While an artist in residence at Artpace, Kathryn Hixson said "Throughout her ongoing projects, blending nature and humanity, Bankemper's idealism continues to stretch the rules of what art can be, from a simple pot to a transformational experience of nature."

Bankemper has committed her practice to the intersection of nature and culture in private and public realms. Through her community gardens, eco-activism and recycled sculptural objects, Bankemper has transformed abandoned lots, urban rooftops, overlooked historic sites, derelict parks and industrial sites into gardens that bring life to their own ecosystem with people, birds and animals that inhabit them.

===Ceramics===

Out of her 'social practice', Bankemper makes ceramic 'artifacts'. Initially, the ceramic urns were produced for Brent Sikkema Gallery, NY, then Wooster Gardens, in response to the many friends who died of AIDS. Each pot was made of broken dishes and filled with medicinal plants. In one of her signature series, she only used discarded teacup handles and coffee mugs. Her new ceramic work utilities high-fired, handmade porcelain buttons attached to canvases, incorporating such so-called prosaic skills as sewing while also addressing the issue of how things get held together.

Bankemper's ceramic mosaics follow her love of nature. Working in the way a collagist might, she starts to dress the cloak of the vessel with her vocabulary of images, contemporary china, hand built objects, castings from molds. Bankemper creates an original tableau in ceramic. These are not simple pieces; they are complex tapestries of life. David Cohen states, "the pristine kitsch of each piece is preserved while the juxtaposition with the accumulated fellows in an exuberant hierarchy amounts to a glorious sum greater than its individual parts."

===Black Meadow Barn===

In 2008, Bankemper founded the Black Meadow Barn, which is located on the banks of the Black Meadow Creek.
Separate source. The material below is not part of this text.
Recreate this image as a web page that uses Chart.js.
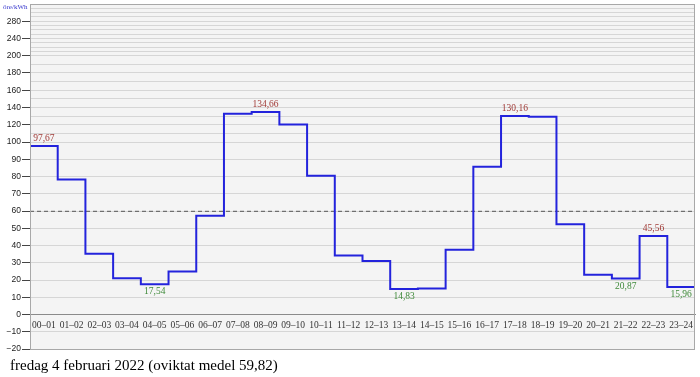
<!DOCTYPE html>
<html>
<head>
<meta charset="utf-8">
<script src="https://cdn.jsdelivr.net/npm/chart.js@4.4.1/dist/chart.umd.min.js"></script>
<style>
  html, body { margin: 0; padding: 0; background: #fff; }
  #wrap { position: relative; width: 700px; height: 377px; }
  #unit { position: absolute; left: 3px; top: 3px; font: 7px "Liberation Serif", serif; color: #3333cc; }
  #caption { position: absolute; left: 10px; top: 357px; font: 15px "Liberation Serif", "Times New Roman", serif; color: #000; white-space: nowrap; }
</style>
</head>
<body>
<div id="wrap">
  <canvas id="chart" width="700" height="377"></canvas>
  <div id="unit">öre/kWh</div>
  <div id="caption">fredag 4 februari 2022 (oviktat medel 59,82)</div>
</div>
<script>
// --- DATA ---
const hourLabels = ['00–01', '01–02', '02–03', '03–04', '04–05', '05–06', '06–07', '07–08',
  '08–09', '09–10', '10–11', '11–12', '12–13', '13–14', '14–15', '15–16',
  '16–17', '17–18', '18–19', '19–20', '20–21', '21–22', '22–23', '23–24'];
const prices = [97.67, 78.3, 35.2, 21.0, 17.54, 24.9, 57.3, 132.8,
  134.66, 120.2, 80.5, 34.2, 31.0, 14.83, 15.1, 37.6,
  85.6, 130.16, 129.4, 52.3, 23.0, 20.87, 45.56, 15.96];
const meanPrice = 59.82;
const peakHours = [0, 8, 17, 22];
const lowHours = [4, 13, 21, 23];
const yTickLabels = [-20, -10, 0, 10, 20, 30, 40, 50, 60, 70, 80, 90, 100, 120, 140, 160, 180, 200, 240, 280];
const yMin = -20, yMax = 320;

// --- BROKEN Y SCALE (10 per step up to 100, 20 per step to 200, 40 per step above) ---
function squeeze(v) {
    if (v <= 100) return v;
    if (v <= 200) return 100 + (v - 100) / 2;
    return 150 + (v - 200) / 4;
}
function unsqueeze(t) {
    if (t <= 100) return t;
    if (t <= 150) return 100 + (t - 100) * 2;
    return 200 + (t - 150) * 4;
}
class BrokenScale extends Chart.LinearScale {
    getPixelForValue(value) {
        if (value === null || isNaN(value)) return NaN;
        const a = squeeze(this.min), b = squeeze(this.max);
        return this.getPixelForDecimal((squeeze(value) - a) / (b - a));
    }
    getValueForPixel(pixel) {
        const a = squeeze(this.min), b = squeeze(this.max);
        return unsqueeze(a + this.getDecimalForPixel(pixel) * (b - a));
    }
}
BrokenScale.id = 'broken';
BrokenScale.defaults = Chart.LinearScale.defaults;
Chart.register(BrokenScale);

const fmt = v => v.toFixed(2).replace('.', ',');

// frame + background of the plot area
const framePlugin = {
    id: 'frame',
    beforeDraw(chart) {
        const { ctx, chartArea: a } = chart;
        ctx.save();
        ctx.fillStyle = '#f4f4f4';
        ctx.fillRect(a.left, a.top, a.right - a.left, a.bottom - a.top);
        ctx.restore();
    },
    afterDraw(chart) {
        const { ctx, chartArea: a } = chart;
        ctx.save();
        ctx.strokeStyle = '#a8a8a8';
        ctx.lineWidth = 1;
        ctx.strokeRect(Math.round(a.left) + 0.5, Math.round(a.top) + 0.5,
            Math.round(a.right - a.left) - 1, Math.round(a.bottom - a.top));
        ctx.restore();
    }
};

// max / min value labels
const valueLabelPlugin = {
    id: 'valueLabels',
    afterDatasetsDraw(chart) {
        const { ctx, scales: { x, y } } = chart;
        ctx.save();
        ctx.font = '9.5px "Liberation Serif", serif';
        ctx.textAlign = 'center';
        ctx.fillStyle = '#a03a36';
        ctx.textBaseline = 'bottom';
        peakHours.forEach(h => {
            ctx.fillText(fmt(prices[h]), x.getPixelForValue(h + 0.5), y.getPixelForValue(prices[h]) - 3);
        });
        ctx.fillStyle = '#3f8a3a';
        ctx.textBaseline = 'top';
        lowHours.forEach(h => {
            ctx.fillText(fmt(prices[h]), x.getPixelForValue(h + 0.5), y.getPixelForValue(prices[h]) + 3);
        });
        ctx.restore();
    }
};

const stepPoints = prices.map((p, i) => ({ x: i, y: p }));
stepPoints.push({ x: prices.length, y: prices[prices.length - 1] });

new Chart(document.getElementById('chart'), {
    type: 'line',
    data: {
        datasets: [{
            data: stepPoints,
            stepped: 'before',
            borderColor: '#2323dc',
            borderWidth: 2,
            pointRadius: 0,
            borderJoinStyle: 'miter',
            order: 1
        }, {
            data: [{ x: 0, y: meanPrice }, { x: prices.length, y: meanPrice }],
            borderColor: '#555',
            borderWidth: 1,
            borderDash: [4, 3],
            pointRadius: 0,
            order: 2
        }]
    },
    options: {
        responsive: false,
        animation: false,
        events: [],
        layout: { padding: { top: 4, right: 5, bottom: 28, left: 0 } },
        plugins: { legend: { display: false }, tooltip: { enabled: false }, title: { display: false } },
        scales: {
            x: {
                type: 'linear',
                min: 0, max: prices.length,
                position: { y: 0 },
                afterBuildTicks: s => { s.ticks = hourLabels.map((_, i) => ({ value: i + 0.5 })); },
                ticks: {
                    autoSkip: false, maxRotation: 0, padding: 5,
                    color: '#333',
                    font: { family: '"Liberation Serif", serif', size: 9.5 },
                    callback: v => hourLabels[Math.floor(v)]
                },
                grid: { display: false, drawTicks: false },
                border: { display: true, color: '#8a8a8a', width: 1 }
            },
            y: {
                type: 'broken',
                min: yMin, max: yMax,
                afterBuildTicks: s => {
                    const t = [];
                    for (let v = yMin; v <= yMax; v += 10) t.push({ value: v });
                    s.ticks = t;
                },
                afterFit: s => { s.width = 30; s.paddingTop = 0; s.paddingBottom = 0; },
                ticks: {
                    autoSkip: false, padding: 1,
                    color: '#222',
                    font: { family: '"Liberation Sans", sans-serif', size: 8.5 },
                    callback: v => yTickLabels.includes(v) ? String(v).replace('-', '−') : ''
                },
                grid: {
                    color: c => c.tick && c.tick.value === 0 ? '#8a8a8a' : '#d6d6d6',
                    tickColor: c => c.tick && yTickLabels.includes(c.tick.value) ? '#444' : 'rgba(0,0,0,0)',
                    tickLength: 8,
                    drawTicks: true
                },
                border: { display: true, color: '#a0a0a0', width: 1 }
            }
        }
    },
    plugins: [framePlugin, valueLabelPlugin]
});
</script>
</body>
</html>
It is a 150 year old farm, located in the Hudson Valley of New York. Bankemper says "the barn is a place where 'culture and horticulture meet'", where sustainable farming is not only theorized but practiced. She continues to cultivate gardens, ceramics and 'conversations' at the Barn, often including visual artists, farmers and culinary experts.

==Exhibitions==

Bankemper's site specific installations and gallery exhibitions include "A Medicinal Garden" with Creative Time, Inc., NYC 1995; the "Dovetail Garden", Charlotte, NC, 2001; "Joan Bankemper - A Gardner's Diary", 2000 at Isabella Stewart Gardner Museum, Boston, MA; "Intoxication or the Echo of one Hand Clapping" 1993–94 at The New Museum, NY. Bankemper had two solo exhibitions with Nancy Hoffman in 2007 and 2011; her objects are included in numerous private collections. Bankemper has exhibited environments and aspects of her social practice with Amy Lipton Fine Art.

==Awards==
In 2010, Bankemper received the Gabi Award from the McColl Center for Visual Art, she received the 'Judges Choice' award in 2004 in Charlotte, NC.

Artist in residence awards include:
- Isabella Stewart Gardner Museum, Boston, MA, 2000;
- Artpace International Residency, San Antonio, TX, 1998,
- McColl Center for Visual Art, Charlotte, NC, 2001, where she received a National Endowment of the Arts Award and the North Carolina Arts Council Award.

She received grants from the Council on the Environment, NYC and The George Sugarman Foundation, Novato, CA, 2001.